Studying patterns of gene expression and protein synthesis in neutrophils could reveal essential information about the immune response, but gathering the cells for analysis has been challenging. Standard isolation procedures take more than two hours and require relatively large blood samples. Neutrophils also are sensitive to handling and easily become activated, changing the molecular patterns of interest, and they contain very small amounts of messenger RNA, which is required for studies of gene expression.

Building on their experience developing silicon-chip-based devices that capture CD4 T cells for HIV diagnosis or isolate circulating tumor cells, Kotz's team developed a system that gathers a neutrophil-rich sample from microliter-sized blood samples in less than 5 minutes, reducing the risk of disturbing cells in the process. To meet the requirements for speed and precision, the researchers completely redesigned the geometry, antibody-based coating and other aspects of the cell-capture module at the heart of the device. The samples collected were successful in revealing differences in gene and protein activity relevant to the cells' activation status.

While the laboratory tests were encouraging, samples from critically injured patients need to be handled and processed in real-world clinical environments.
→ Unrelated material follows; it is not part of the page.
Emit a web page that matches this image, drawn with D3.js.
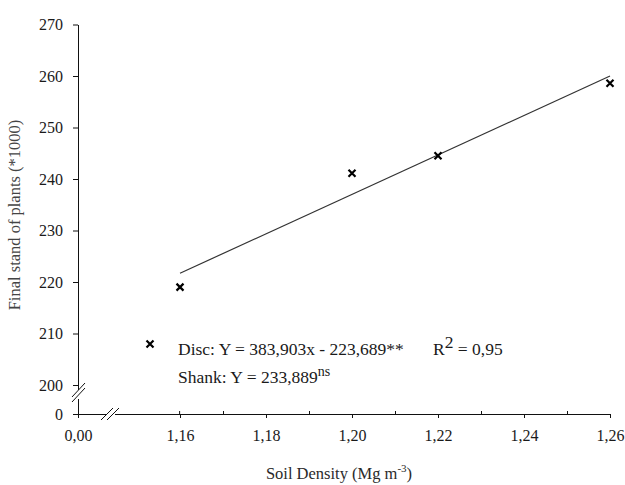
<!DOCTYPE html>
<html><head><meta charset="utf-8">
<script src="https://cdn.jsdelivr.net/npm/d3@7"></script>
<style>
body{margin:0;background:#fff;}
text{font-family:"Liberation Serif","Times New Roman",serif;}
</style></head>
<body><svg id="c" width="625" height="485"></svg>
<script>
// ---- data ----
const density = [1.16, 1.20, 1.22, 1.26];
const discStand = [219.0, 241.1, 244.5, 258.6];
const fitDensity = [1.16, 1.26];
const fitStand = [221.7, 260.0];
const xMajorTicks = [0, 1.16, 1.18, 1.20, 1.22, 1.24, 1.26];
const xMinorTicks = [1.15, 1.17, 1.19, 1.21, 1.23, 1.25];
const yTicks = [0, 200, 210, 220, 230, 240, 250, 260, 270];
const discLabel = "Disc: Y = 383,903x - 223,689**";
const r2Label = "0,95";
const shankLabel = "233,889";

const svg = d3.select("#c");
const fs = 16, efs = 17.5;
// broken axes: piecewise linear scales
const x = d3.scaleLinear().domain([0, 1.16, 1.26]).range([78, 180, 610]);
const y = d3.scaleLinear().domain([0, 200, 270]).range([414, 385, 24.5]);
const fmt = d => d === 0 ? "0,00" : d3.format(".2f")(d).replace(".", ",");

// y axis
const gy = svg.append("g").attr("transform", "translate(78,0)")
  .call(d3.axisLeft(y).tickValues(yTicks).tickSize(5).tickSizeOuter(0).tickFormat(d => d));
gy.selectAll(".tick text").attr("x", -15).style("font-size", fs + "px").attr("font-family", null).attr("fill", "#1a1a1a");
// x axis major (ticks down)
const gx = svg.append("g").attr("transform", "translate(0,414)")
  .call(d3.axisBottom(x).tickValues(xMajorTicks).tickSize(4).tickSizeOuter(0).tickFormat(fmt));
gx.selectAll(".tick text").attr("y", 16).style("font-size", fs + "px").attr("font-family", null).attr("fill", "#1a1a1a");
// x axis minor (ticks up)
const gxm = svg.append("g").attr("transform", "translate(0,414)")
  .call(d3.axisTop(x).tickValues(xMinorTicks).tickSize(3).tickFormat(""));
gxm.select(".domain").remove();
svg.selectAll(".domain, .tick line").attr("stroke", "#111");

// axis breaks
svg.append("rect").attr("x", 74).attr("y", y(0) - 24).attr("width", 8).attr("height", 9).attr("fill", "#fff");
[0, 5].forEach(o => svg.append("line").attr("x1", 72).attr("y1", y(0) - 12 - o).attr("x2", 85).attr("y2", y(0) - 26 - o)
  .attr("stroke", "#111"));
svg.append("rect").attr("x", 106).attr("y", 411).attr("width", 9).attr("height", 6).attr("fill", "#fff");
[0, 6].forEach(o => svg.append("line").attr("x1", 101 + o).attr("y1", 420).attr("x2", 113 + o).attr("y2", 408)
  .attr("stroke", "#111"));

// fit line
svg.append("path").datum(fitDensity.map((d, i) => [d, fitStand[i]]))
  .attr("d", d3.line().x(d => x(d[0])).y(d => y(d[1])))
  .attr("fill", "none").attr("stroke", "#333").attr("stroke-width", 1.2);

// points
const cross = "M-3.5,-3.5L3.5,3.5M-3.5,3.5L3.5,-3.5";
svg.selectAll(".pt").data(density).join("path").attr("class", "pt")
  .attr("transform", (d, i) => `translate(${x(d)},${y(discStand[i])})`)
  .attr("d", cross).attr("stroke", "#000").attr("stroke-width", 2.2).attr("fill", "none");

// legend / equations
svg.append("path").attr("transform", "translate(150,344)").attr("d", cross)
  .attr("stroke", "#000").attr("stroke-width", 2.2);
svg.append("text").attr("x", 178).attr("y", 355).style("font-size", efs + "px").attr("fill", "#1a1a1a").text(discLabel);
const r2 = svg.append("text").attr("x", 433).attr("y", 355).style("font-size", efs + "px").attr("fill", "#1a1a1a");
r2.append("tspan").text("R");
r2.append("tspan").attr("dy", -7).text("2");
r2.append("tspan").attr("dy", 7).text(" = " + r2Label);
const sh = svg.append("text").attr("x", 178).attr("y", 383).style("font-size", efs + "px").attr("fill", "#1a1a1a");
sh.append("tspan").text("Shank: Y = " + shankLabel);
sh.append("tspan").attr("dy", -7).style("font-size", "14px").text("ns");

// axis titles
const xt = svg.append("text").attr("x", 339).attr("y", 479).attr("text-anchor", "middle")
  .style("font-size", "16.5px").attr("fill", "#2a2a2a");
xt.append("tspan").text("Soil Density (Mg m");
xt.append("tspan").attr("dy", -7).style("font-size", "11px").text("-3");
xt.append("tspan").attr("dy", 7).text(")");
svg.append("text").attr("transform", "translate(20,215) rotate(-90)").attr("text-anchor", "middle")
  .style("font-size", "16.5px").attr("fill", "#444").text("Final stand of plants (*1000)");
</script></body></html>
Through the efforts of study co-author Lyle Moldawer, PhD, of the University of Florida College of Medicine, the devices were tested at six sites participating in a major National Institutes of Health-sponsored study of the immune response to injury, led by Ronald Tompkins, MD, ScD, chief of the MGH Burns Service and also a study co-author. Analyzing samples from 26 patients with serious burns or other traumatic injuries revealed complex gene expression patterns that shifted during the 28 days after injury, probably reflecting complex interactions between various immune system components.

Kotz says, "Until now, it's been logistically impossible to study neutrophils to the extent we have in this paper." He notes that their analysis of neutrophil samples from trauma patients is the largest such investigation to date and adds, "This technology – which is much faster and gentler than current approaches to isolating cells – can be scaled and modified to capture just about any cell type, and we're working to apply it to other cell-based assays."